In the situation you describe in the post #12, I assume that the particle starts falling being at rest in the rotating frame.

 

[brotherbobby]

I don't see why it would. There is nothing to change the tangential velocity, in the inertial frame.
In the situation you describe in the post #12, I assume that the particle starts falling being at rest in the rotating frame.

I should reply to you later when time and the advantage of having done some mathematics first permits. For the case is involved. The particle has acquired a speed (and deflection) due east projected up, after having reached its highest point (P in the northern hemisphere). On its way down, it will acquire a (negative) velocity $v_z$ due to gravity. But how about the coriolis force? It will have a velocity of the type $\vec v = v_x\hat i-v_z\hat k$, $v_x$ as a result of the coriolis acceleration on its way up. What is the coriolis force on this object on its way down? While $\hat k\times\hat j = -\hat i$, which would act in the west direction, $-\hat i\times\hat j = -\hat k$, which is along gravity! This would mean that the time of descent would be lower, and is relevant here. Because the question is whether the deflection due west would be enough to more than compensate for the deflection due east. The time of fall being less, it seems that it wouldn't be, making the particle suffer a net eastwards displacement from the point P where it's launched, in contradiction to the question.

 

[kuruman]

But how do we account for it? Let's stick to the same place. Doesn't the deflection due to the coriolis force while going up cancel the defection due to the force while going down? If it does, wouldn't the body drop at the same point?

The diagram on the right shows the Earth rotating with angular speed $\Omega_0$. We are looking down the axis of rotation in an inertial frame. A tower of height $h$ is built at the Equator. Point A at the base of the tower is moving west to east with tangential speed $v_A=\Omega_0R_E$. Point B at the tip of the tower moves west to east with tangential speed $v_B=\Omega_0(R_E+h).$ Note that every point above A along the tower moves faster relative to point A.

Now imagine firing a rocket at point A aimed radially out towards point B with initial velocity $\mathbf V_{\!R}.$ In our inertial frame, the rocket has initial radial velocity $\mathbf V_{\! R}$ and initial west to east velocity $\mathbf v_{\!A}.$ As it rises next to the tower, it falls farther and farther behind the points along the tower in the west to east direction because its speed in that direction stays constant at $v_{\!A}$ whilst the speed of the points on the tower increases. Now suppose the rocket reaches maximum height and falls back down. Its west to east velocity is still $\mathbf v_A$ so it will fall even farther behind, not cancel the deviation on its way down and land west of point A.

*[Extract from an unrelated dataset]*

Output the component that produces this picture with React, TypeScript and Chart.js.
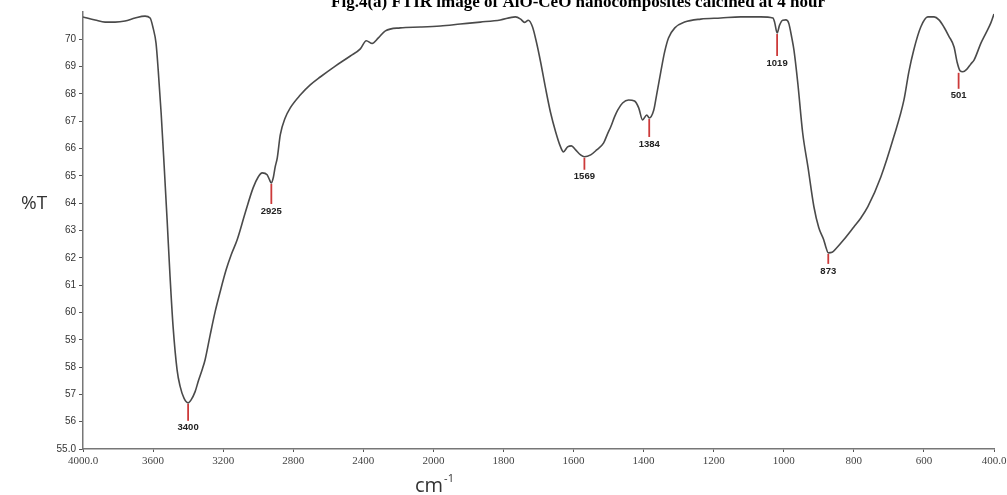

Mathematically, the Coriolis acceleration $\mathbf a_c=-2\mathbf{\Omega}_0\times \mathbf V$ changes sign when the rocket changes direction and moves down after reaching maximum height. This does not mean that its west to east velocity relative to the tower changes direction. It becomes smaller and reaches zero when the rocket lands but the rocket moves away from the tower throughout the trip. An observer, at rest in the non-inertial frame of the tower, will see the rocket move sideways away from the tower on its way up and will deduce that there is a sideways (Coriolis) acceleration. After the rocket reaches maximum height, this observer will see that the sideways speed of the rocket away from the tower will start diminishing and will deduce that the sideways (Coriolis) acceleration has changed direction.

Of course, if a rock is released from point B and allowed to fall freely, it will have higher west to east initial velocity than point A and will therefore land east of point A.

 

[A.T.]

Doesn't the deflection due to the coriolis force while going up cancel the defection due to the force while going down?

Why would you think that? Froce is not the same as deflection.